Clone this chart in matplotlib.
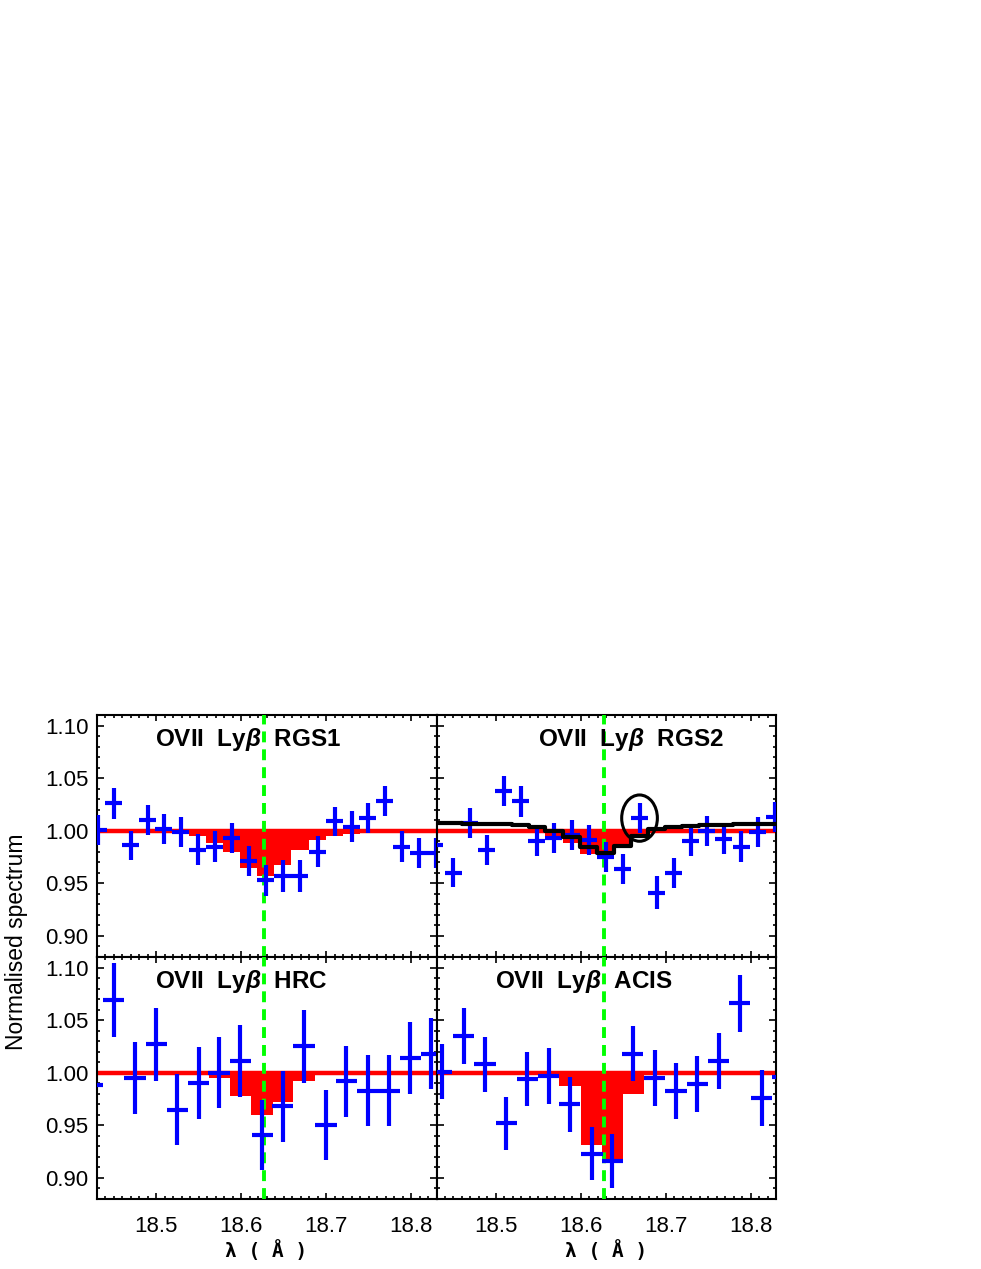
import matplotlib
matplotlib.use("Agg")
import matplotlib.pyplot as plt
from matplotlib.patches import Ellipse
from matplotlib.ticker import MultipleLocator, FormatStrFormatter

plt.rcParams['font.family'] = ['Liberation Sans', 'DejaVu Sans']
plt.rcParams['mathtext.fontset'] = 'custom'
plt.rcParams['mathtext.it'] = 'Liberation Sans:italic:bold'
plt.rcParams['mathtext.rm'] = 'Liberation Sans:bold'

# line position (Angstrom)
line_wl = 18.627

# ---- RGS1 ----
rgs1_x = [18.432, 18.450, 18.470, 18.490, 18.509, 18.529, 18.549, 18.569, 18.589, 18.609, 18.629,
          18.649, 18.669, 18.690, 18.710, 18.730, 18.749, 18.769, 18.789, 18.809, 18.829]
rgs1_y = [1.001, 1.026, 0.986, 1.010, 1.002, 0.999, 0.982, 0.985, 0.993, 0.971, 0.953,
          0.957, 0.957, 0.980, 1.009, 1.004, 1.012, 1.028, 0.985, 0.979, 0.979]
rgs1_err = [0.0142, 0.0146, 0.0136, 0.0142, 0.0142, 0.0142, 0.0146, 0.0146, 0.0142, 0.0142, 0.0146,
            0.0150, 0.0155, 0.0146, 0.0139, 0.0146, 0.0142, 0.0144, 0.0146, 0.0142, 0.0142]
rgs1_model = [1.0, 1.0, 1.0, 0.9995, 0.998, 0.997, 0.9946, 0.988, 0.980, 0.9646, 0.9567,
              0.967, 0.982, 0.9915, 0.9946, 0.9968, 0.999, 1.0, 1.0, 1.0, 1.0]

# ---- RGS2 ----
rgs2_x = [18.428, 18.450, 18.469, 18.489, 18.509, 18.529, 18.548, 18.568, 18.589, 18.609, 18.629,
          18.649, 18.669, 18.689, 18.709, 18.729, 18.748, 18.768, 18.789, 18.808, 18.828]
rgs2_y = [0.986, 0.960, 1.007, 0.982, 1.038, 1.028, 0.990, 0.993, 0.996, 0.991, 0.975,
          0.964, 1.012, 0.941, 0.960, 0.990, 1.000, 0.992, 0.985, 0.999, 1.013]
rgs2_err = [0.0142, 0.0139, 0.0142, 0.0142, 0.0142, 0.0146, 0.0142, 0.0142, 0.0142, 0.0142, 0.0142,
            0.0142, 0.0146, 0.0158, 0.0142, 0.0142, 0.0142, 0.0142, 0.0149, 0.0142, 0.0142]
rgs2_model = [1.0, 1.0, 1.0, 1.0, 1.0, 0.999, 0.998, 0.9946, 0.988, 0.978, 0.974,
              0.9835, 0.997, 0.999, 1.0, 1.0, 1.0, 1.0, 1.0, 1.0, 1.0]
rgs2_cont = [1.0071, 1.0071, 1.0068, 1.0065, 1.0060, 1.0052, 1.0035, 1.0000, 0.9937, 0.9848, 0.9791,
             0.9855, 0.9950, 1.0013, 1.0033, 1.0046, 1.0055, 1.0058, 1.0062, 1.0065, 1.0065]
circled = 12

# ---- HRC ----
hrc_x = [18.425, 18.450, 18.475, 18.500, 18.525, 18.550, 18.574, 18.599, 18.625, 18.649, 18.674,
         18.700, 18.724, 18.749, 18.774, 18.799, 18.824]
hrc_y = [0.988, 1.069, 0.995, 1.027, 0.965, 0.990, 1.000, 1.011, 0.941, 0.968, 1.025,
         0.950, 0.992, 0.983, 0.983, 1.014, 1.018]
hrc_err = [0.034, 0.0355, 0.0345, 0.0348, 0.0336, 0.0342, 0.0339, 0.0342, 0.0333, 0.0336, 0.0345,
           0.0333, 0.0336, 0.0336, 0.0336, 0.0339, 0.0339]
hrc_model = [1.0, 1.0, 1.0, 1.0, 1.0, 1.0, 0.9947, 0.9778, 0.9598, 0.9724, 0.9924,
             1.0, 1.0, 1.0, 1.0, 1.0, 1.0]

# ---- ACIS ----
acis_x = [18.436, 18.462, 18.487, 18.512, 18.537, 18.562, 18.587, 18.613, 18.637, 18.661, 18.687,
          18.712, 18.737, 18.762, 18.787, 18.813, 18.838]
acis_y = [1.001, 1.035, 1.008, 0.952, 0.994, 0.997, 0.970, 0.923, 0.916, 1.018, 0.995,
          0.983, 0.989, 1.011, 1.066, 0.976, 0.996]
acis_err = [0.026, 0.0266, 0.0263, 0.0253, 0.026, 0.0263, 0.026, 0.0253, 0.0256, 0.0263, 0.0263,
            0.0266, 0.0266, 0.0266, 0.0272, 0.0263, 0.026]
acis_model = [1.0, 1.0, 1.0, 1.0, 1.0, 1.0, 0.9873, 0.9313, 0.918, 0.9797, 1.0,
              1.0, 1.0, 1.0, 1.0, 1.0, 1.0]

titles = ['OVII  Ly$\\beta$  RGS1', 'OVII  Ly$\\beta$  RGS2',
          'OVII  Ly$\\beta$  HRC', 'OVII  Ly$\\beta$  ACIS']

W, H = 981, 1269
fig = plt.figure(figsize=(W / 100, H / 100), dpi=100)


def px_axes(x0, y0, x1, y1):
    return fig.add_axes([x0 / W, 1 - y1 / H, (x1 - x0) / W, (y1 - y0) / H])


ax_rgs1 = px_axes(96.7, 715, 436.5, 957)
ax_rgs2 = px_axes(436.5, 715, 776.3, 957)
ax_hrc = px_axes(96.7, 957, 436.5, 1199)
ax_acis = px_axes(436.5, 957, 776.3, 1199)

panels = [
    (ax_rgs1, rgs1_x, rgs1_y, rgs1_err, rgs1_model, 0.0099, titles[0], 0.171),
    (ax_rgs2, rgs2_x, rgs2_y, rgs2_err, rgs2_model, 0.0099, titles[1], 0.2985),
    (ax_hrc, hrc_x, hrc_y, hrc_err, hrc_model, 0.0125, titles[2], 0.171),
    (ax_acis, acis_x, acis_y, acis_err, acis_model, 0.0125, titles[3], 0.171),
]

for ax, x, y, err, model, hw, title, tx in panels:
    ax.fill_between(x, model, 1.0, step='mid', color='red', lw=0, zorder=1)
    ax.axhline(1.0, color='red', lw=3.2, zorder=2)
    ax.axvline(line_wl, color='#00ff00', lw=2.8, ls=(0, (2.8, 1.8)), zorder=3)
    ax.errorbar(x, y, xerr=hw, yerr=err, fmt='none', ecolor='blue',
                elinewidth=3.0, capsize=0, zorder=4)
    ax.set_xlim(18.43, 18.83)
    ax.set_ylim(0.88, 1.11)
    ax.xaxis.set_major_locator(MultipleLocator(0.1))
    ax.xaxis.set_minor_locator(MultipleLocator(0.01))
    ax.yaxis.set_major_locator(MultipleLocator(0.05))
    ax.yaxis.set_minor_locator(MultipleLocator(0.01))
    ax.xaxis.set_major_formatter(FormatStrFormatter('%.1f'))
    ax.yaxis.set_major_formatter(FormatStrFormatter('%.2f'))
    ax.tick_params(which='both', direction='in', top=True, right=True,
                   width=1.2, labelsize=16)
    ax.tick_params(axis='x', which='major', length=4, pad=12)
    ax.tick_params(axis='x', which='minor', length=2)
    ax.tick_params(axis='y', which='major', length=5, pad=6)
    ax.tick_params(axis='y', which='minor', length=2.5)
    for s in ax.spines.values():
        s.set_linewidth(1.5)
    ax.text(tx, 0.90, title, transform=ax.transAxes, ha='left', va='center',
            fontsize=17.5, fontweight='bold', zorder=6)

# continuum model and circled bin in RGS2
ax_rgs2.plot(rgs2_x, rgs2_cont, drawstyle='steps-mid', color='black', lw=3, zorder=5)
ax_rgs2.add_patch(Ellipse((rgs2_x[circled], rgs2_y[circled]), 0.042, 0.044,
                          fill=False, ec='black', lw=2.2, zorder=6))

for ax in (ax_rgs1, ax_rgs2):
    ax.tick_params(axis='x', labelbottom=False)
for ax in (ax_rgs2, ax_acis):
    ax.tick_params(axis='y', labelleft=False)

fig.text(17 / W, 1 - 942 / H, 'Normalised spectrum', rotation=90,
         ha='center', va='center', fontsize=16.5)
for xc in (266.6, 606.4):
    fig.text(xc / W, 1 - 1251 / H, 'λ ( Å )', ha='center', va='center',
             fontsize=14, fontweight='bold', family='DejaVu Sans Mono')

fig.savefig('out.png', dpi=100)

********************

Set task:
Repeat exactly and only the lines from the start of the data above through the line that holds "0.967, 0.982, 0.9915, 0.9946, 0.9968, 0.999, 1.0, 1.0, 1.0, 1.0]", inclusive. Pictures do not belong in the copy.

Result of this task:
Clone this chart in matplotlib.
import matplotlib
matplotlib.use("Agg")
import matplotlib.pyplot as plt
from matplotlib.patches import Ellipse
from matplotlib.ticker import MultipleLocator, FormatStrFormatter

plt.rcParams['font.family'] = ['Liberation Sans', 'DejaVu Sans']
plt.rcParams['mathtext.fontset'] = 'custom'
plt.rcParams['mathtext.it'] = 'Liberation Sans:italic:bold'
plt.rcParams['mathtext.rm'] = 'Liberation Sans:bold'

# line position (Angstrom)
line_wl = 18.627

# ---- RGS1 ----
rgs1_x = [18.432, 18.450, 18.470, 18.490, 18.509, 18.529, 18.549, 18.569, 18.589, 18.609, 18.629,
          18.649, 18.669, 18.690, 18.710, 18.730, 18.749, 18.769, 18.789, 18.809, 18.829]
rgs1_y = [1.001, 1.026, 0.986, 1.010, 1.002, 0.999, 0.982, 0.985, 0.993, 0.971, 0.953,
          0.957, 0.957, 0.980, 1.009, 1.004, 1.012, 1.028, 0.985, 0.979, 0.979]
rgs1_err = [0.0142, 0.0146, 0.0136, 0.0142, 0.0142, 0.0142, 0.0146, 0.0146, 0.0142, 0.0142, 0.0146,
            0.0150, 0.0155, 0.0146, 0.0139, 0.0146, 0.0142, 0.0144, 0.0146, 0.0142, 0.0142]
rgs1_model = [1.0, 1.0, 1.0, 0.9995, 0.998, 0.997, 0.9946, 0.988, 0.980, 0.9646, 0.9567,
              0.967, 0.982, 0.9915, 0.9946, 0.9968, 0.999, 1.0, 1.0, 1.0, 1.0]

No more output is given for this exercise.